Chime escapes asset sale to bail itself out of trouble
LONDON - Lord Bell, chairman of Chime Communications, has been told he will not be forced by bankers to sell any of the company's assets to bail the company out of financial trouble, after its shares fell as much as 74% last month.
Bell admitted in mid-November that the advertising and PR group's full-year results would be well below expectations, after it said it got it wrong when it forecast that the company's performance in the second half of the year would be stronger that the first.
Shares in Chime fell to 14.75p after the warning, a drop of 74% and have moved little since. This morning, they were trading at 15.25p.

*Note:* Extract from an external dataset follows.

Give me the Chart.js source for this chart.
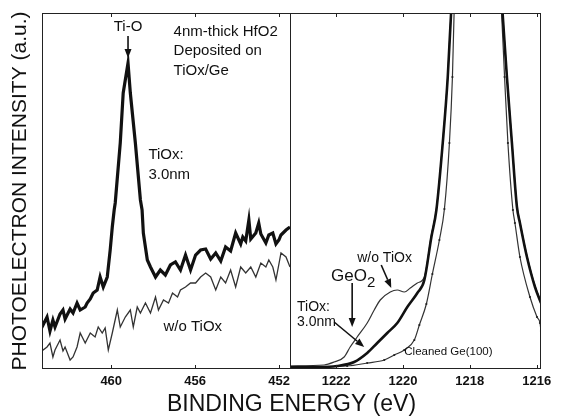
<!DOCTYPE html>
<html>
<head>
<meta charset="utf-8">
<script src="https://cdn.jsdelivr.net/npm/chart.js@4.4.0/dist/chart.umd.min.js"></script>
<style>
  html, body { margin: 0; padding: 0; background: #fff; }
</style>
</head>
<body>
<canvas id="xps" width="564" height="416"></canvas>
<script>
// Ti 2p region, left panel (binding energy in eV, intensity in a.u.)
const tiEnergyTiOx = [463.30, 463.25, 463.06, 462.92, 462.78, 462.68, 462.44, 462.30, 462.20, 461.96,
  461.82, 461.63, 461.48, 461.24, 461.15, 461.00, 460.86, 460.67, 460.53, 460.38,
  460.19, 460.05, 459.95, 459.86, 459.81, 459.57, 459.43, 459.20, 459.09, 458.85,
  458.61, 458.53, 458.47, 458.28, 458.13, 457.89, 457.66, 457.42, 457.18, 456.94,
  456.70, 456.46, 456.22, 455.98, 455.74, 455.50, 455.26, 455.02, 454.78, 454.55,
  454.31, 454.07, 453.83, 453.73, 453.59, 453.44, 453.35, 453.11, 452.97, 452.87,
  452.63, 452.49, 452.30, 452.15, 452.01, 451.91, 451.67, 451.48];
const tiTiOx = [48, 44, 52, 38, 49, 42, 55, 59, 50, 60,
  56, 66, 59, 62, 66, 70, 76, 79, 92, 82,
  92, 119, 142, 159, 166, 226, 276, 306, 276, 226,
  169, 159, 136, 109, 102, 92, 99, 94, 104, 107,
  99, 114, 99, 114, 119, 120, 110, 116, 108, 122,
  118, 136, 125, 132, 128, 149, 130, 136, 146, 135,
  126, 134, 136, 125, 129, 134, 139, 142];

const tiEnergyBare = [463.30, 463.25, 463.06, 462.92, 462.78, 462.68, 462.44, 462.30, 462.20, 461.96,
  461.82, 461.63, 461.48, 461.24, 461.00, 460.77, 460.62, 460.43, 460.29, 460.14,
  459.95, 459.71, 459.57, 459.33, 459.09, 458.95, 458.76, 458.61, 458.37, 458.13,
  457.89, 457.75, 457.51, 457.27, 457.08, 456.84, 456.70, 456.46, 456.22, 455.98,
  455.74, 455.50, 455.26, 455.02, 454.78, 454.55, 454.31, 454.07, 453.83, 453.59,
  453.35, 453.11, 452.87, 452.63, 452.49, 452.30, 452.15, 451.91, 451.67, 451.48];
const tiBare = [19, 19, 22, 26, 12, 19, 29, 18, 22, 9,
  12, 22, 36, 26, 36, 32, 42, 36, 41, 19,
  36, 59, 42, 52, 59, 42, 62, 56, 66, 56,
  72, 59, 69, 66, 76, 72, 79, 82, 86, 86,
  92, 96, 92, 79, 92, 86, 99, 82, 102, 96,
  102, 92, 106, 102, 109, 102, 89, 116, 112, 102];

// Ge 2p region, right panel
const geEnergyTiOx = [1223.38, 1222.51, 1221.97, 1221.46, 1221.07, 1220.77, 1220.47, 1220.17, 1219.87, 1219.57,
  1219.36, 1219.15, 1219.00, 1218.81, 1218.66, 1218.56, 1217.79, 1217.02, 1216.89, 1216.74,
  1216.59, 1216.50, 1216.29, 1216.05, 1215.87];
const geTiOx = [2, 2, 3, 7, 16, 26, 36, 46, 62, 76,
  89, 132, 159, 226, 292, 356, 720, 356, 292, 226,
  162, 146, 112, 82, 66];

const geEnergyBare = [1223.38, 1222.36, 1222.06, 1221.76, 1221.58, 1221.37, 1221.07, 1220.86, 1220.68, 1220.38,
  1220.17, 1219.96, 1219.78, 1219.57, 1219.36, 1219.15, 1219.00, 1218.81, 1218.66, 1218.56,
  1217.79, 1217.02, 1216.89, 1216.74, 1216.59, 1216.50, 1216.29, 1216.05, 1215.87];
const geBare = [3, 4, 7, 12, 22, 32, 46, 59, 69, 77,
  79, 77, 81, 86, 92, 134, 160, 227, 293, 357,
  722, 357, 293, 227, 163, 147, 113, 83, 67];

const geEnergyClean = [1223.38, 1221.67, 1221.07, 1220.56, 1220.26, 1219.96, 1219.66, 1219.51, 1219.30, 1219.12,
  1218.91, 1218.76, 1218.61, 1218.52, 1218.47, 1217.80, 1217.05, 1216.96, 1216.86, 1216.71,
  1216.65, 1216.50, 1216.20, 1215.99, 1215.90, 1215.87];
const geClean = [2, 3, 6, 9, 14, 19, 29, 44, 65, 95,
  129, 160, 226, 292, 356, 740, 356, 292, 226, 159,
  146, 112, 72, 52, 46, 38];

const tiTicks = [460, 456, 452];
const geTicks = [1222, 1220, 1218, 1216];

// labels written inside the panels, placed in data units
const tiNotes = [
  { text: 'Ti-O', e: 459.2, i: 342, align: 'center' },
  { text: '4nm-thick HfO2', e: 457.03, i: 337 },
  { text: 'Deposited on', e: 457.03, i: 318 },
  { text: 'TiOx/Ge', e: 457.03, i: 298 },
  { text: 'TiOx:', e: 458.23, i: 214 },
  { text: '3.0nm', e: 458.23, i: 194 },
  { text: 'w/o TiOx', e: 457.51, i: 42 }
];
const geNotes = [
  { text: 'w/o TiOx', e: 1221.37, i: 111 },
  { text: 'TiOx:', e: 1223.17, i: 62 },
  { text: '3.0nm', e: 1223.17, i: 47 },
  { text: 'Cleaned Ge(100)', e: 1219.96, i: 17, size: 11.5 }
];
const tiArrows = [[459.2, 333, 459.2, 311]];
const geArrows = [
  [1220.65, 104, 1220.35, 81],
  [1221.52, 86, 1221.52, 42],
  [1222.06, 47, 1221.16, 22]
];

const FONT = '"Liberation Sans", Arial, sans-serif';
const ink = '#111';

function pts(xs, ys) {
  return xs.map((x, k) => ({ x: x, y: ys[k] }));
}

function arrow(ctx, x1, y1, x2, y2) {
  const a = Math.atan2(y2 - y1, x2 - x1);
  const hl = 9, hw = 3.5;
  ctx.beginPath();
  ctx.moveTo(x1, y1);
  ctx.lineTo(x2 - hl * Math.cos(a), y2 - hl * Math.sin(a));
  ctx.lineWidth = 1.6;
  ctx.stroke();
  ctx.beginPath();
  ctx.moveTo(x2, y2);
  ctx.lineTo(x2 - hl * Math.cos(a) + hw * Math.sin(a), y2 - hl * Math.sin(a) - hw * Math.cos(a));
  ctx.lineTo(x2 - hl * Math.cos(a) - hw * Math.sin(a), y2 - hl * Math.sin(a) + hw * Math.cos(a));
  ctx.closePath();
  ctx.fill();
}

const frameAndNotes = {
  id: 'frameAndNotes',
  afterDatasetsDraw(chart) {
    const ctx = chart.ctx;
    const a = chart.chartArea;
    const xL = chart.scales.xL, xR = chart.scales.xR, y = chart.scales.y;
    ctx.save();
    ctx.strokeStyle = '#222';
    ctx.fillStyle = ink;
    ctx.lineWidth = 1;
    ctx.strokeRect(a.left + 0.5, a.top + 0.5, a.right - a.left - 1, a.bottom - a.top - 1);
    ctx.beginPath();
    ctx.moveTo(Math.round(xR.left) + 0.5, a.top);
    ctx.lineTo(Math.round(xR.left) + 0.5, a.bottom);
    ctx.stroke();

    // small inward tick marks
    [[xL, tiTicks], [xR, geTicks]].forEach(([s, ticks]) => {
      ticks.forEach(v => {
        const px = Math.round(s.getPixelForValue(v)) + 0.5;
        ctx.beginPath();
        ctx.moveTo(px, a.bottom); ctx.lineTo(px, a.bottom - 4);
        ctx.moveTo(px, a.top); ctx.lineTo(px, a.top + 4);
        ctx.stroke();
      });
    });

    ctx.textBaseline = 'middle';
    tiNotes.forEach(n => {
      ctx.font = (n.size || 15) + 'px ' + FONT;
      ctx.textAlign = n.align || 'left';
      ctx.fillText(n.text, xL.getPixelForValue(n.e), y.getPixelForValue(n.i));
    });
    geNotes.forEach(n => {
      ctx.font = (n.size || 14) + 'px ' + FONT;
      ctx.textAlign = n.align || 'left';
      ctx.fillText(n.text, xR.getPixelForValue(n.e), y.getPixelForValue(n.i));
    });
    // GeO2 with subscript
    ctx.textAlign = 'left';
    ctx.font = '17px ' + FONT;
    const gx = xR.getPixelForValue(1222.15), gy = y.getPixelForValue(93);
    ctx.fillText('GeO', gx, gy);
    const gw = ctx.measureText('GeO').width;
    ctx.font = '15px ' + FONT;
    ctx.fillText('2', gx + gw, gy + 7);

    ctx.strokeStyle = ink;
    tiArrows.forEach(r => arrow(ctx, xL.getPixelForValue(r[0]), y.getPixelForValue(r[1]),
      xL.getPixelForValue(r[2]), y.getPixelForValue(r[3])));
    geArrows.forEach(r => arrow(ctx, xR.getPixelForValue(r[0]), y.getPixelForValue(r[1]),
      xR.getPixelForValue(r[2]), y.getPixelForValue(r[3])));
    ctx.restore();
  }
};

const tickFont = { family: FONT, size: 13, weight: 'bold' };

new Chart(document.getElementById('xps'), {
  type: 'line',
  data: {
    datasets: [
      { label: 'TiOx 3.0nm (Ti)', xAxisID: 'xL', data: pts(tiEnergyTiOx, tiTiOx),
        borderColor: ink, borderWidth: 3.2, pointRadius: 0, tension: 0 },
      { label: 'w/o TiOx (Ti)', xAxisID: 'xL', data: pts(tiEnergyBare, tiBare),
        borderColor: '#333', borderWidth: 1.3, pointRadius: 0, tension: 0 },
      { label: 'TiOx 3.0nm (Ge)', xAxisID: 'xR', data: pts(geEnergyTiOx, geTiOx),
        borderColor: ink, borderWidth: 2.6, pointRadius: 0, cubicInterpolationMode: 'monotone' },
      { label: 'w/o TiOx (Ge)', xAxisID: 'xR', data: pts(geEnergyBare, geBare),
        borderColor: '#333', borderWidth: 1.2, pointRadius: 0, cubicInterpolationMode: 'monotone' },
      { label: 'Cleaned Ge(100)', xAxisID: 'xR', data: pts(geEnergyClean, geClean),
        borderColor: '#333', borderWidth: 1.2, pointRadius: 1.1, pointBackgroundColor: '#222',
        pointBorderWidth: 0, cubicInterpolationMode: 'monotone' }
    ]
  },
  options: {
    responsive: false,
    animation: false,
    devicePixelRatio: 1,
    layout: { padding: { top: 13, right: 23, left: 0, bottom: 0 } },
    plugins: {
      legend: { display: false },
      tooltip: { enabled: false },
      title: {
        display: true, position: 'bottom', fullSize: false,
        text: 'BINDING ENERGY (eV)', color: ink,
        font: { family: FONT, size: 23, weight: 'normal', lineHeight: 1 },
        padding: 0
      }
    },
    scales: {
      xL: {
        type: 'linear', position: 'bottom', stack: 'energy', stackWeight: 248,
        reverse: true, min: 451.48, max: 463.30,
        grid: { display: false, drawTicks: false }, border: { display: false },
        ticks: { color: ink, font: tickFont, padding: 5, callback: v => String(v) },
        afterBuildTicks: s => { s.ticks = tiTicks.map(v => ({ value: v })); },
        afterFit: s => { s.height = 24; }
      },
      xR: {
        type: 'linear', position: 'bottom', stack: 'energy', stackWeight: 251,
        reverse: true, min: 1215.87, max: 1223.38,
        grid: { display: false, drawTicks: false }, border: { display: false },
        ticks: { color: ink, font: tickFont, padding: 5, callback: v => String(v) },
        afterBuildTicks: s => { s.ticks = geTicks.map(v => ({ value: v })); },
        afterFit: s => { s.height = 24; }
      },
      y: {
        type: 'linear', position: 'left', min: 0, max: 356,
        grid: { display: false, drawTicks: false }, border: { display: false },
        ticks: { display: false },
        title: {
          display: true, text: 'PHOTOELECTRON INTENSITY (a.u.)', color: ink,
          font: { family: FONT, size: 21, weight: 'normal' },
          padding: { top: 8, bottom: 0 }
        },
        afterFit: s => { s.width = 42; }
      }
    }
  },
  plugins: [frameAndNotes]
});
</script>
</body>
</html>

At the time of the profits warning, the company revealed it had breached a loan agreement when it was hit by a restructuring charge of £12m, prompting its bank Royal Bank of Scotland to order a review of the business by accountants PricewaterhouseCoopers.
PwC is believed to have concluded that Chime can trade its way out of trouble, rather than sell assets.
The news will mean that Lord Bell, a former PR adviser to Margaret Thatcher, can continue his negotiations with WPP Group chief executive Sir Martin Sorrell about the sale of its advertising agency HHCL & Partners, which Sir Martin wants to become the London arm of WPP's Red Cell advertising network.
A deal would see WPP, which already owns 20% of Chime, increase its stake in company. It had been reported that Bell would ask for cash for the agency to help him get Chime back on its feet, but this would most likely have resulted in Sir Martin walking away from the deal, unwilling to part with cash during the downturn.
Reports have also suggested that the management of Chime's Good Relations PR agency have been planning a buyout, although this is not expected to go ahead.
In the first half of this year, Chime's profits fell by 42% to £5.2m, hit by account losses at HHCL.